This specification describes the integration of TrustGraph with structured data flows, enabling the system to work with data that can be represented as rows in tables or objects in object stores. The integration supports four primary use cases:
1.**Unstructured to Structured Extraction**: Read unstructured data sources, identify and extract object structures, and store them in a tabular format
2.**Structured Data Ingestion**: Load data that is already in structured formats directly into the structured store alongside extracted data
3.**Natural Language Querying**: Convert natural language questions into structured queries to extract matching data from the store
4.**Direct Structured Querying**: Execute structured queries directly against the data store for precise data retrieval
## Goals
- **Unified Data Access**: Provide a single interface for accessing both structured and unstructured data within TrustGraph
- **Seamless Integration**: Enable smooth interoperability between TrustGraph's graph-based knowledge representation and traditional structured data formats
- **Flexible Extraction**: Support automatic extraction of structured data from various unstructured sources (documents, text, etc.)

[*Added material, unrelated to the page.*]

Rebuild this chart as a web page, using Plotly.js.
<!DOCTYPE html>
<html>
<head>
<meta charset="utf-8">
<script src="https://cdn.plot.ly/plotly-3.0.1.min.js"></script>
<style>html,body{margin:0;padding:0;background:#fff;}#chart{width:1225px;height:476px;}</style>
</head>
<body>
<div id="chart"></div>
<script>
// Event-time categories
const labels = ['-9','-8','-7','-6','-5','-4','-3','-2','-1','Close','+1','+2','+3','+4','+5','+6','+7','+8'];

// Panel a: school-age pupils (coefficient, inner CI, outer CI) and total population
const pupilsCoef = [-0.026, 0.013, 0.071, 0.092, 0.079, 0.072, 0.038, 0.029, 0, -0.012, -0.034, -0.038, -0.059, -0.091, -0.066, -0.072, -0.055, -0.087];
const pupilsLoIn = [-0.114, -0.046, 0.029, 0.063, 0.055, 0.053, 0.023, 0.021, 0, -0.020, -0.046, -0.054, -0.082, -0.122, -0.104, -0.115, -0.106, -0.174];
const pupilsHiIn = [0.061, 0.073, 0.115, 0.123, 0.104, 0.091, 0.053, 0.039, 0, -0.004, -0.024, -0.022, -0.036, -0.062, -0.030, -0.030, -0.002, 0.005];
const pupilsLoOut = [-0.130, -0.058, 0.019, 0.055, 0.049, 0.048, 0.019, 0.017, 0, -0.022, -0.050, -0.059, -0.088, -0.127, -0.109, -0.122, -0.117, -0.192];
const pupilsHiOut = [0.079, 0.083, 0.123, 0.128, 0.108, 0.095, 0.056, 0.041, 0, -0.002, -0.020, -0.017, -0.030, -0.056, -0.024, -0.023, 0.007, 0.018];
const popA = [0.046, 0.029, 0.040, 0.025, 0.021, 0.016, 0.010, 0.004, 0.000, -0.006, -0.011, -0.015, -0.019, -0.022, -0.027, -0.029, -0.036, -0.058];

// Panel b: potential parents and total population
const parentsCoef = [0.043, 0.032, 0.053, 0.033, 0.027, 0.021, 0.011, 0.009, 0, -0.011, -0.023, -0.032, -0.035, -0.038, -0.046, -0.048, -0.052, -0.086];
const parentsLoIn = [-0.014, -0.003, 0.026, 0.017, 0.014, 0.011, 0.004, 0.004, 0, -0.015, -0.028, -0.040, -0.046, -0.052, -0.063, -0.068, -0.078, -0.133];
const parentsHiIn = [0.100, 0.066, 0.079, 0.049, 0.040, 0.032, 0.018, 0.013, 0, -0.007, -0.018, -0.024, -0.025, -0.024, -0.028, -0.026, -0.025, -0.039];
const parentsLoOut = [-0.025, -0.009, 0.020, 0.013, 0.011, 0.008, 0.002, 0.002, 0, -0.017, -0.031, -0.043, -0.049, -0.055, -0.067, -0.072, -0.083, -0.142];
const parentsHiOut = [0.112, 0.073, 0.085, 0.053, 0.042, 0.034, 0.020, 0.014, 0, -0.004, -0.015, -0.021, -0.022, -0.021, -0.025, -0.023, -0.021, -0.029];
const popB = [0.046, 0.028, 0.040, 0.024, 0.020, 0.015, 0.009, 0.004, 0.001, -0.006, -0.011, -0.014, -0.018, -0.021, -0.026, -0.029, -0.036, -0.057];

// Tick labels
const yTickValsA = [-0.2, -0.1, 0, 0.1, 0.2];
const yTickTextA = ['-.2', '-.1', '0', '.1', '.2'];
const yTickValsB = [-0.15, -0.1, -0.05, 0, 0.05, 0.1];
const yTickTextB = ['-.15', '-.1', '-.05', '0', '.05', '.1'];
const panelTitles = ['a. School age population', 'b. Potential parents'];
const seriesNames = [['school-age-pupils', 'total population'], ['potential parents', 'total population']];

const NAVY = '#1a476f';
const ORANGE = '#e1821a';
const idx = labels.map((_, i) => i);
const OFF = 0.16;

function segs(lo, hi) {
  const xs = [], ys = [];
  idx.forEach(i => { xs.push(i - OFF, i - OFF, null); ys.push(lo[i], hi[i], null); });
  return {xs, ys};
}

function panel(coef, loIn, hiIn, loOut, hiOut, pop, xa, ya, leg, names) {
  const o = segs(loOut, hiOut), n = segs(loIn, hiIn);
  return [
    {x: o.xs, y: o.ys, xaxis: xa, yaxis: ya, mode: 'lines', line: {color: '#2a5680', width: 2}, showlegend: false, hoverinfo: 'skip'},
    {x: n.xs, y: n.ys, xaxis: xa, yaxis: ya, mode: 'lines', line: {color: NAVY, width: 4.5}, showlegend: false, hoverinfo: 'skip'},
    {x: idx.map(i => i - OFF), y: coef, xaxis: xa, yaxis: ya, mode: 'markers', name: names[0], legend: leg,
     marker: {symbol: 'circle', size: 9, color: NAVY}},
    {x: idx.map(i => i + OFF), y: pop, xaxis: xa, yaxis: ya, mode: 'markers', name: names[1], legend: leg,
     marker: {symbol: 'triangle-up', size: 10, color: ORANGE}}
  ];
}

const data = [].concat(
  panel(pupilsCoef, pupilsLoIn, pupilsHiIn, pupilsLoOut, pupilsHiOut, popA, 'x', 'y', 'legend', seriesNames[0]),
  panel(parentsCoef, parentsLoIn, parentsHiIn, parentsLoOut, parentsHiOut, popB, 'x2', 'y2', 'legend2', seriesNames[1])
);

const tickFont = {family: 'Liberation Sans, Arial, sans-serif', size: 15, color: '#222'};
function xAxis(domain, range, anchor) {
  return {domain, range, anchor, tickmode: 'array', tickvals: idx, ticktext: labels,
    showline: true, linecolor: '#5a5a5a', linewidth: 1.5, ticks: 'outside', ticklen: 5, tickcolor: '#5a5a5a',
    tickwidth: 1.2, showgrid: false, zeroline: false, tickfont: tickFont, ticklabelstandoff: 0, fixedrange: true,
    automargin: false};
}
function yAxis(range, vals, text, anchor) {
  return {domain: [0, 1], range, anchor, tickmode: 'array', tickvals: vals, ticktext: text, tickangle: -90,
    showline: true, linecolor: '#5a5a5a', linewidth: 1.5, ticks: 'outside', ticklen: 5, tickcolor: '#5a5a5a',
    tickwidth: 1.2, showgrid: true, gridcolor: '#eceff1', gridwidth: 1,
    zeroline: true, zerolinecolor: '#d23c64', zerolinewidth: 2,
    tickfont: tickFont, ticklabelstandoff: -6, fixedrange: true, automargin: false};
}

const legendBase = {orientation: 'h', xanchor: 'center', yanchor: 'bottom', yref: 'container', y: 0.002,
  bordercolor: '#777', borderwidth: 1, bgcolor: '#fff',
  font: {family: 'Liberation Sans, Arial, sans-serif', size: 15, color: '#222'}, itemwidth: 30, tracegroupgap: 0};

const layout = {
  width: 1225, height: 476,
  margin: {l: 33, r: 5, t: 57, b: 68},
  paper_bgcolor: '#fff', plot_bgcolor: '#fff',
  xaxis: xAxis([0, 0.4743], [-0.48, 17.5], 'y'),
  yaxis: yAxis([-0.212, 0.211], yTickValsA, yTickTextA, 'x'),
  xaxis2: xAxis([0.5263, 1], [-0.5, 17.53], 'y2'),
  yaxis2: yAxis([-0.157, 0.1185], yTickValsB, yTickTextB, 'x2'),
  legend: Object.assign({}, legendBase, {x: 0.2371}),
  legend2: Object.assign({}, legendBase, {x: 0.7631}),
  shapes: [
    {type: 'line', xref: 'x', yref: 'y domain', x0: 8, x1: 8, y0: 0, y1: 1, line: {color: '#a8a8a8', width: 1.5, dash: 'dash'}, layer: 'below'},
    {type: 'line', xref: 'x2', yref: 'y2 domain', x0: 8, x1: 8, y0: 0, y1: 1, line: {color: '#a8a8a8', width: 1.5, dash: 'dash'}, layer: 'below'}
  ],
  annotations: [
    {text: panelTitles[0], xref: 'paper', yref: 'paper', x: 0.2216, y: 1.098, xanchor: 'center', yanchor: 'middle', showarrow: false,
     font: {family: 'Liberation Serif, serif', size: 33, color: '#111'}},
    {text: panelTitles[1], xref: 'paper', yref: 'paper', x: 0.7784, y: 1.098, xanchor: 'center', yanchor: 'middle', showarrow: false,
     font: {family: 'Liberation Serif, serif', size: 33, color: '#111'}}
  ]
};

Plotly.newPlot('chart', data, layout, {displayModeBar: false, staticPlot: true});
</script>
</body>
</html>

- **Query Versatility**: Allow users to query data using both natural language and structured query languages
- **Data Consistency**: Maintain data integrity and consistency across different data representations
- **Performance Optimization**: Ensure efficient storage and retrieval of structured data at scale
- **Schema Flexibility**: Support both schema-on-write and schema-on-read approaches to accommodate diverse data sources
- **Backwards Compatibility**: Preserve existing TrustGraph functionality while adding structured data capabilities
## Background
TrustGraph currently excels at processing unstructured data and building knowledge graphs from diverse sources. However, many enterprise use cases involve data that is inherently structured - customer records, transaction logs, inventory databases, and other tabular datasets. These structured datasets often need to be analyzed alongside unstructured content to provide comprehensive insights.
Current limitations include:
- No native support for ingesting pre-structured data formats (CSV, JSON arrays, database exports)
- Inability to preserve the inherent structure when extracting tabular data from documents
- Lack of efficient querying mechanisms for structured data patterns
- Missing bridge between SQL-like queries and TrustGraph's graph queries
This specification addresses these gaps by introducing a structured data layer that complements TrustGraph's existing capabilities. By supporting structured data natively, TrustGraph can:
- Serve as a unified platform for both structured and unstructured data analysis
- Enable hybrid queries that span both graph relationships and tabular data
- Provide familiar interfaces for users accustomed to working with structured data
- Unlock new use cases in data integration and business intelligence
## Technical Design
### Architecture
The structured data integration requires the following technical components:
1.**NLP-to-Structured-Query Service**
- Converts natural language questions into structured queries
- Supports multiple query language targets (initially SQL-like syntax)
- Integrates with existing TrustGraph NLP capabilities
- Extended configuration system to store structured data schemas
- Support for defining table structures, field types, and relationships
- Schema versioning and migration capabilities
3.**Object Extraction Module** ✅ **[COMPLETE]**
- Enhanced knowledge extractor flow integration
- Identifies and extracts structured objects from unstructured sources
- Maintains provenance and confidence scores
- Registers a config handler (example: trustgraph-flow/trustgraph/prompt/template/service.py) to receive config data and decode schema information
- Receives objects and decodes them to ExtractedObject objects for delivery on the Pulsar queue
- NOTE: There's existing code at `trustgraph-flow/trustgraph/extract/object/row/`. This was a previous attempt and will need to be majorly refactored as it doesn't conform to current APIs. Use it if it's useful, start from scratch if not.
- Requires a command-line interface: `kg-extract-objects`